In response to comments on the filing, PJM committed to notifying the Risk Management Committee when these provisions are exercised and codifying that practice in the Credit Overview supplement. The RTO also stated it would work with the Independent Market Monitor and stakeholders to consider additional clarifications and changes.

NJ to Update OSW Strategic Plan

New Jersey regulators agreed Wednesday to search for a consultant to help develop a new strategic plan to guide the state’s effort to install 11 GW of offshore wind by 2040.

The four members of the state’s Board of Public Utilities (BPU) voted unanimously to issue a “request for quotation” from consultants interested in compiling the plan, which would “guide New Jersey in achieving its offshore wind energy objectives and future solicitations,” said Jim Ferris, BPU’s deputy director of the Division of Clean Energy.

The move comes more than two years after the state released its first strategic plan, Navigating Our Future, which preceded the state’s aggressive pursuit of offshore wind capacity. The state has approved three projects totaling about 3.8 GW in two solicitations. And on March 4 the state opened a third solicitation that could add another 4 GW of capacity. (See NJ Opens Third OSW Solicitation Seeking 4 GW+)

In September, Gov. Phil Murphy increased the state’s OSW target capacity from 7.5 GW by 2035 to 11 GW by 2040.

Ferris said the aim of the new plan is not to duplicate past work but to “update [and] enhance based on the many changes in offshore wind since the first strategic plan was issued.”

The plan would likely be released before the third quarter of 2024, when the state expects to open a fourth solicitation, he said.

Learning Process

The board approved the consultant search after Commissioner Dianne Solomon, who has expressed concern about the costs of New Jersey’s renewable energy program, questioned whether the plan would “duplicate” work that has already been done.

Solomon said she was “glad to see that we’re looking at … different market forces and activity to give us some insight as to what these actual costs to ratepayers will actually be.

“In the past, we really have not had an opportunity to look at the all-in costs,” she said. “And this may give us maybe a little bit more insight, even though it’s not really a cost valuation.”

The board’s decision to create a second strategic plan comes as New Jersey’s first OSW project is moving ahead and the state is looking to position itself as a key player in providing services and supply chain support for wind projects along the East Coast. That includes developing the New Jersey Wind Port, with manufacturing and staging capacity designed to serve the industry. But the sector also has faced opposition from shore residents, tourism businesses and the commercial fishing sector, which all fear negative impacts from the OSW projects.

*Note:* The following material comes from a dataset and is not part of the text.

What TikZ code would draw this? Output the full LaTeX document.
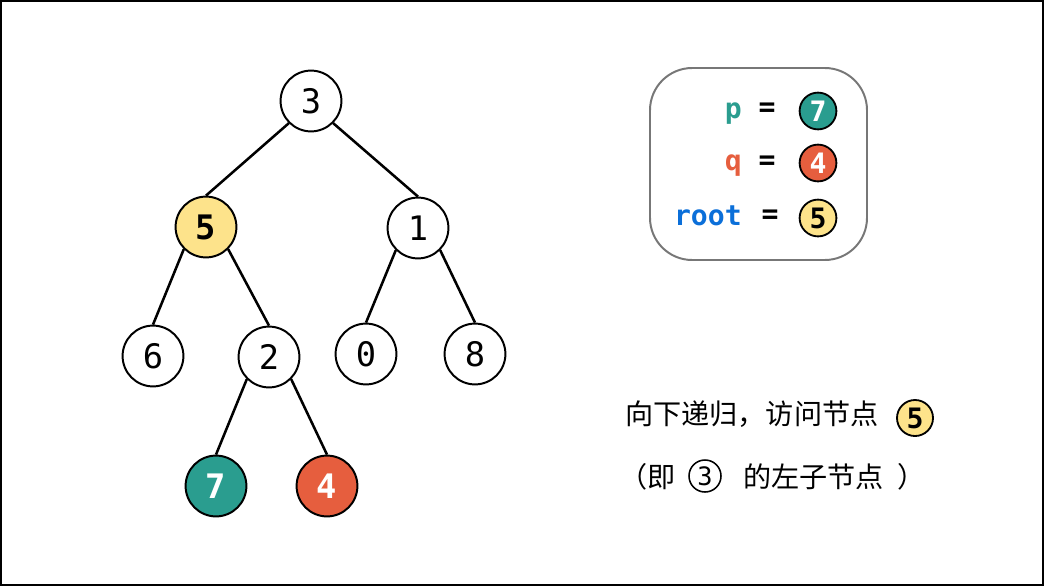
\documentclass[tikz,border=0pt]{standalone}
\usepackage{fontspec}
\setmonofont{DejaVu Sans Mono}
\newfontfamily\cjk{Noto Sans CJK SC}
\usetikzlibrary{calc}
\definecolor{pteal}{HTML}{2A9D8F}
\definecolor{qred}{HTML}{E65E3E}
\definecolor{ryellow}{HTML}{FDE38B}
\definecolor{rblue}{HTML}{0B6FD9}
\definecolor{boxgray}{HTML}{777777}

\begin{document}
\begin{tikzpicture}[x=0.025cm,y=-0.025cm,
  vertex/.style={circle,draw,line width=1.4pt,minimum size=1.52cm,inner sep=0pt,
    font=\ttfamily\fontsize{24}{24}\selectfont},
  dot/.style={circle,draw,line width=1.3pt,minimum size=0.92cm,inner sep=0pt,
    font=\ttfamily\bfseries\fontsize{20}{20}\selectfont},
  edge/.style={line width=1.8pt},
  label/.style={font=\ttfamily\bfseries\fontsize{20}{20}\selectfont,inner sep=0pt},
  cn/.style={font=\cjk\fontsize{20}{20}\selectfont,inner sep=0pt,anchor=west}]
  \useasboundingbox (0,0) rectangle (1044,586);
  \draw[line width=1.5pt] (1,1) rectangle (1043,585);

  % tree
  \node[vertex] (n3) at (311,101) {3};
  \node[vertex,fill=ryellow,font=\ttfamily\bfseries\fontsize{24}{24}\selectfont] (n5) at (206,227) {5};
  \node[vertex] (n1) at (418,228) {1};
  \node[vertex] (n6) at (153,356) {6};
  \node[vertex] (n2) at (269,357) {2};
  \node[vertex] (n0) at (366,354) {0};
  \node[vertex] (n8) at (475,354) {8};
  \node[vertex,fill=pteal,text=white,font=\ttfamily\bfseries\fontsize{24}{24}\selectfont] (n7) at (216,486) {7};
  \node[vertex,fill=qred,text=white,font=\ttfamily\bfseries\fontsize{24}{24}\selectfont] (n4) at (327,486) {4};
  \foreach \p/\c/\s in {n3/n5/south west,n3/n1/south east,n5/n6/south west,n5/n2/south east,
      n1/n0/south west,n1/n8/south east,n2/n7/south west,n2/n4/south east}
    \draw[edge] (\p.\s) -- (\c.north);

  % legend
  \draw[boxgray,line width=1.4pt,rounded corners=30] (650,68) rectangle (867,260);
  \node[label,text=pteal,anchor=base east] (lp) at (742,118) {p};
  \node[label,text=qred,anchor=base east] (lq) at (742,170) {q};
  \node[label,text=rblue,anchor=base east] (lr) at (742,225) {root};
  \node[label] (ep) at (767,110) {=};
  \node[label] (eq) at (767,163) {=};
  \node[label] (er) at (770,217) {=};
  \node[dot,fill=pteal,text=white] (dp) at (818,111) {7};
  \node[dot,fill=qred,text=white] (dq) at (818,163) {4};
  \node[dot,fill=ryellow] (dr) at (818,218) {5};

  % note
  \node[cn] (t1) at (625,414) {向下递归，访问节点};
  \node[dot,minimum size=0.9cm,fill=ryellow] (c5) at (915,418) {5};
  \node[cn] (t2) at (619,477) {（即};
  \node[circle,draw,line width=1.1pt,minimum size=0.8cm,inner sep=0pt,
    font=\ttfamily\fontsize{18}{18}\selectfont] (c3) at (705,476) {3};
  \node[cn] (t3) at (743,477) {的左子节点};
  \node[cn] (t4) at (897,477) {）};
\end{tikzpicture}
\end{document}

Most recently, a series of whale deaths along the New Jersey shore has raised concerns about the impact of the growing wind sector on marine life, sparking protests and a public hearing held by two of the state’s Republican congressmen, Reps. Jeff Van Drew and Christopher Smith, who have called for a halt to the projects. Federal marine authorities have said they see no connection between OSW developments and whale deaths.

BPU President Joseph L. Fiordaliso acknowledged that there had been “potholes,” unexpected developments in the process that turned into learning events, including the fact that some details should have been included in the early solicitations that were not. But he said the agency and state are trying to figure out how best to create a new industry.

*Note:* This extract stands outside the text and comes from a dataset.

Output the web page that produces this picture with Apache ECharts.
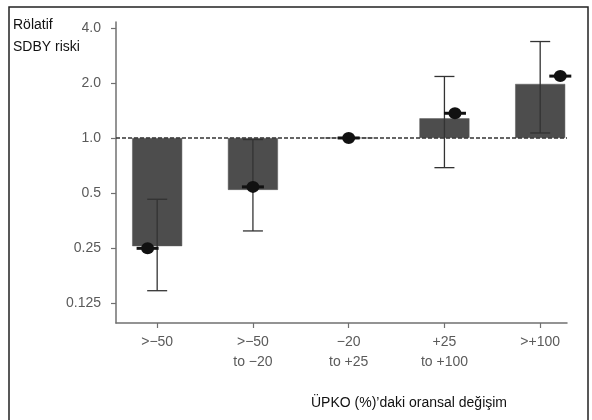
<!DOCTYPE html>
<html>
<head>
<meta charset="utf-8">
<script src="https://cdn.jsdelivr.net/npm/echarts@6/dist/echarts.min.js"></script>
<style>
html,body{margin:0;padding:0;background:#fff;}
#chart{width:592px;height:420px;}
</style>
</head>
<body>
<div id="chart"></div>
<script>
const categories = ['>−50', '>−50\nto −20', '−20\nto +25', '+25\nto +100', '>+100'];
const barValues = [0.256, 0.52, 1.0, 1.28, 1.975];
const markerValues = [0.249, 0.54, 1.0, 1.365, 2.18];
const markerShift = [-0.1, 0, 0, 0.11, 0.21];
const ciLow = [0.146, 0.31, null, 0.688, 1.065];
const ciHigh = [0.462, 0.98, null, 2.17, 3.37];
const yTickValues = [0.125, 0.25, 0.5, 1, 2, 4];
const yTickLabels = ['0.125', '0.25', '0.5', '1.0', '2.0', '4.0'];
const yTitle = 'Rölatif\nSDBY riski';
const xTitle = 'ÜPKO (%)’daki oransal değişim';

const idx = categories.map((c, i) => i);
const barData = barValues.map((v, i) => [i, v]);
const markerData = markerValues.map((v, i) => [i + markerShift[i], v]);
const ciData = [];
ciLow.forEach((lo, i) => { if (lo != null) ciData.push([i, lo, ciHigh[i]]); });

function yLabel(v) {
  let best = 0, bd = Infinity;
  yTickValues.forEach((t, i) => { const d = Math.abs(Math.log2(v) - Math.log2(t)); if (d < bd) { bd = d; best = i; } });
  return yTickLabels[best];
}

const chart = echarts.init(document.getElementById('chart'), null, {renderer: 'canvas'});
const labelFont = {color: '#5a5a5a', fontSize: 14, fontFamily: 'Liberation Sans, Arial, sans-serif'};
chart.setOption({
  animation: false,
  backgroundColor: '#fff',
  grid: {left: 116, right: 25, top: 22, bottom: 97, containLabel: false},
  xAxis: {
    type: 'value', min: -0.43, max: 4.28,
    splitLine: {show: false},
    axisLine: {show: true, onZero: false, lineStyle: {color: '#707070', width: 1.5}},
    axisTick: {show: true, length: 5, customValues: idx, lineStyle: {color: '#707070', width: 1.2}},
    axisLabel: Object.assign({
      customValues: idx, margin: 9, lineHeight: 20,
      formatter: v => categories[Math.round(v)]
    }, labelFont)
  },
  yAxis: {
    type: 'log', logBase: 2, min: 0.0972, max: 4.31,
    splitLine: {show: false},
    axisLine: {show: true, onZero: false, lineStyle: {color: '#707070', width: 1.5}},
    axisTick: {show: true, length: 5, customValues: yTickValues, lineStyle: {color: '#707070', width: 1.2}},
    axisLabel: Object.assign({customValues: yTickValues, margin: 15, formatter: yLabel}, labelFont)
  },
  series: [
    {
      type: 'bar', data: barData, barWidth: 50,
      itemStyle: {color: '#4d4d4d', borderColor: '#5a5a5a', borderWidth: 0.5},
      markLine: {
        silent: true, symbol: 'none', label: {show: false},
        lineStyle: {color: '#333', width: 1.5, type: [4, 2]},
        data: [{yAxis: 1}], z: 4
      },
      z: 2
    },
    {
      type: 'custom', data: ciData, z: 5,
      encode: {x: 0, y: [1, 2]},
      renderItem: function (params, api) {
        const x = api.value(0);
        const lo = api.coord([x, api.value(1)]);
        const hi = api.coord([x, api.value(2)]);
        const hw = 10;
        const st = {stroke: '#333', lineWidth: 1.3};
        return {
          type: 'group', children: [
            {type: 'line', shape: {x1: lo[0], y1: lo[1], x2: hi[0], y2: hi[1]}, style: st},
            {type: 'line', shape: {x1: lo[0] - hw, y1: lo[1], x2: lo[0] + hw, y2: lo[1]}, style: st},
            {type: 'line', shape: {x1: hi[0] - hw, y1: hi[1], x2: hi[0] + hw, y2: hi[1]}, style: st}
          ]
        };
      }
    },
    {
      type: 'scatter', data: markerData, z: 6,
      symbol: 'rect', symbolSize: [22, 3],
      itemStyle: {color: '#111', opacity: 1}
    },
    {
      type: 'scatter', data: markerData, z: 7,
      symbol: 'circle', symbolSize: [13, 12],
      itemStyle: {color: '#111', opacity: 1}
    }
  ],
  graphic: [
    {type: 'rect', left: 10, top: 8, shape: {width: 72, height: 84}, style: {fill: '#fff'}, z: 100},
    {type: 'text', left: 13, top: 14, z: 101,
      style: {text: yTitle, fill: '#111', fontSize: 14, lineHeight: 22, fontFamily: 'Liberation Sans, Arial, sans-serif'}},
    {type: 'text', x: 409, y: 403, z: 101,
      style: {text: xTitle, fill: '#111', fontSize: 14, align: 'center', verticalAlign: 'middle', fontFamily: 'Liberation Sans, Arial, sans-serif'}},
    {type: 'rect', shape: {x: 9, y: 7, width: 579, height: 430}, style: {fill: 'none', stroke: '#222', lineWidth: 1.5}, z: 102}
  ]
});
</script>
</body>
</html>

In addition, he said, “a lot has changed from the first solicitation to where we are today.

“We just don’t throw mud up against the wall and hope something sticks,” Fiordaliso said. “That’s not how the approach goes. Your approach involves detailed research and information from wherever we can get it. And some of the price tags for this are certainly a little higher than was initially thought of.

“But we can’t stop. And I know, the next statement I’m going to make has been criticized by some. But can we afford not to do it? And the answer to that, in my opinion, is ‘no’,” he said.

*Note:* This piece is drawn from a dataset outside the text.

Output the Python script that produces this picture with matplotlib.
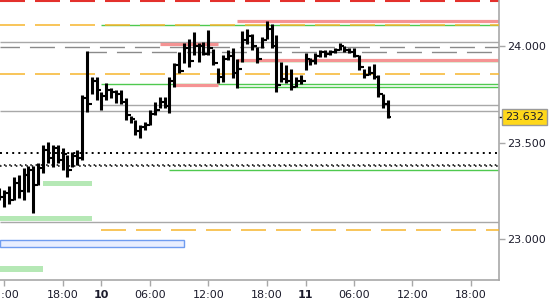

Fiordaliso also dismissed claims that preliminary offshore studies conducted by OSW developers may have led to the whale death.

“As I’ve said many times before, there are very powerful forces out there that don’t want us to succeed,” he said. “And then we also say there is no evidence that what’s going on as far as offshore wind is concerned is in any way affecting the whales or the dolphins. There’s no scientific evidence to that.”

Reducing Barriers to Grid-scale Solar

In a separate proceeding, the board modified several requirements in the Competitive Solar Incentive (CSI) program, loosening some parts of the program to make it easier for developers to comply with rules.

The program — approved in June 2021 under the Successor Solar Incentive programs (SuSi) with the specifics being approved last December — created the state’s first grid supply program. It covers basic grid supply; grid supply projects located on the built environment; grid supply projects on contaminated sites and landfills; and net metered non-residential projects greater than 5 MW.

The board approved the removal of two elements that, according to the presentation by BPU research scientist Diane Watson, “create barriers to participation in the CSI program that considerably outweigh the intended benefit of ensuring project maturity.”

One removed element required a developer to “provide electrical and building permits, or documentation that applications for electrical and building permits have been submitted to the relevant municipality,” according to the order approved by the board. The board concluded that was detrimental because it “forces the registrants to make design and procurement decisions at too early a point in the development process.”

The board also removed a requirement that registrants “supply a contract between the primary installer or the third-party owner, and the bidder or customer of record, within 30 days after receiving an award.” The board found that the requirement “conflicts with the timelines of internal and external review for many of those entities,” according to the order.